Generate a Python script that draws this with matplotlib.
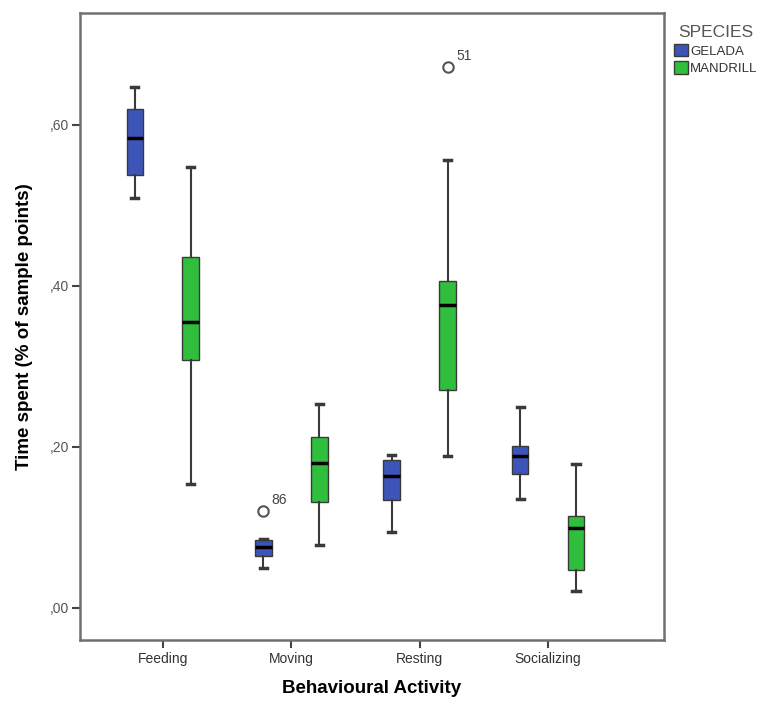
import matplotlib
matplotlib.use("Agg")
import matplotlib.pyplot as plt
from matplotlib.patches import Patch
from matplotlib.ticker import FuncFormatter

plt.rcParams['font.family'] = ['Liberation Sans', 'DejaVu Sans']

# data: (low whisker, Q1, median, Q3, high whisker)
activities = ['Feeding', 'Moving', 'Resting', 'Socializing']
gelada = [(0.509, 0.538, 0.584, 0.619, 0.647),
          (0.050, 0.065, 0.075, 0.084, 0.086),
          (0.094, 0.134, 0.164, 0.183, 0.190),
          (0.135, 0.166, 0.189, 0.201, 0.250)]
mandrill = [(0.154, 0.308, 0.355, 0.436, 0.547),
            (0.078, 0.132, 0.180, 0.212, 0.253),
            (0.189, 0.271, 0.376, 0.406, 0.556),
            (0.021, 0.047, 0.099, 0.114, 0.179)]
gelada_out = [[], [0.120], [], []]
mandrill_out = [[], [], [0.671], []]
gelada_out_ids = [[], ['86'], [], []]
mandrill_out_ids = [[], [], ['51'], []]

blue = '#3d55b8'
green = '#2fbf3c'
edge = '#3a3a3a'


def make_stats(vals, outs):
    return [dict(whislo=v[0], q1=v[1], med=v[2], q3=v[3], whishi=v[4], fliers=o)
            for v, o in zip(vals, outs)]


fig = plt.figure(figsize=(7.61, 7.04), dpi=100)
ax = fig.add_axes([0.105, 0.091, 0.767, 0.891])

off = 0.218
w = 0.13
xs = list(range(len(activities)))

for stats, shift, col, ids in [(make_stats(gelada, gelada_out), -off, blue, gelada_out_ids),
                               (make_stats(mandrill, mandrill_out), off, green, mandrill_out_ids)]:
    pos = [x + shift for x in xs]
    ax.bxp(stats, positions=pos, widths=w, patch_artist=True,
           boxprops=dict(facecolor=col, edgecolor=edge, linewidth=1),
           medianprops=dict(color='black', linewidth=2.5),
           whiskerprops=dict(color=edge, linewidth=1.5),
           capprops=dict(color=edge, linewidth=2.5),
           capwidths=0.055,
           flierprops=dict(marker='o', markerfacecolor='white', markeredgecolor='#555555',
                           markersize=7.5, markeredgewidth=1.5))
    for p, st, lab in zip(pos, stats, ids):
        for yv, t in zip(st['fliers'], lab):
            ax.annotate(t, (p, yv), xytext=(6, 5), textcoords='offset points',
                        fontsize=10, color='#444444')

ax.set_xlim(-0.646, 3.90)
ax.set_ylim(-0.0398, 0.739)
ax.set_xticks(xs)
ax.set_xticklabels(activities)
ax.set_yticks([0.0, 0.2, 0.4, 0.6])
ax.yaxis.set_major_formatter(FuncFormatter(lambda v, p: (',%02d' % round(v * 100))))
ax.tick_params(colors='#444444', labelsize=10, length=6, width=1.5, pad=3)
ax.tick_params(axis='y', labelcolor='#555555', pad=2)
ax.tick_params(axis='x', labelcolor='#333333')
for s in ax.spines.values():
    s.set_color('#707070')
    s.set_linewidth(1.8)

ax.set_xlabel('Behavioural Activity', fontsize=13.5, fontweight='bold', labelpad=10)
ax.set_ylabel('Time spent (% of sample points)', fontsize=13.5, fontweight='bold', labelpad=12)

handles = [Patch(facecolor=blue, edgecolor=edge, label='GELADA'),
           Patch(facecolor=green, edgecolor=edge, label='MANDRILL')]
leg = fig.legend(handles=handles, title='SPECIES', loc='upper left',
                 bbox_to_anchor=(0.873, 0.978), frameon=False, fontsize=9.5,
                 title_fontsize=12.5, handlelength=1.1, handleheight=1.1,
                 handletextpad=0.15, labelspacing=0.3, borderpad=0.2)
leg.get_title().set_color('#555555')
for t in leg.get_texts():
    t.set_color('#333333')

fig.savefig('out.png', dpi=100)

§ TASK:
Give again, word for word, every line from the top of the data through the line with "plt.rcParams['font.family'] = ['Liberation", both ends included, and exclude the pictures.

§ WRITTEN ANSWER:
Generate a Python script that draws this with matplotlib.
import matplotlib
matplotlib.use("Agg")
import matplotlib.pyplot as plt
from matplotlib.patches import Patch
from matplotlib.ticker import FuncFormatter

plt.rcParams['font.family'] = ['Liberation Sans', 'DejaVu Sans']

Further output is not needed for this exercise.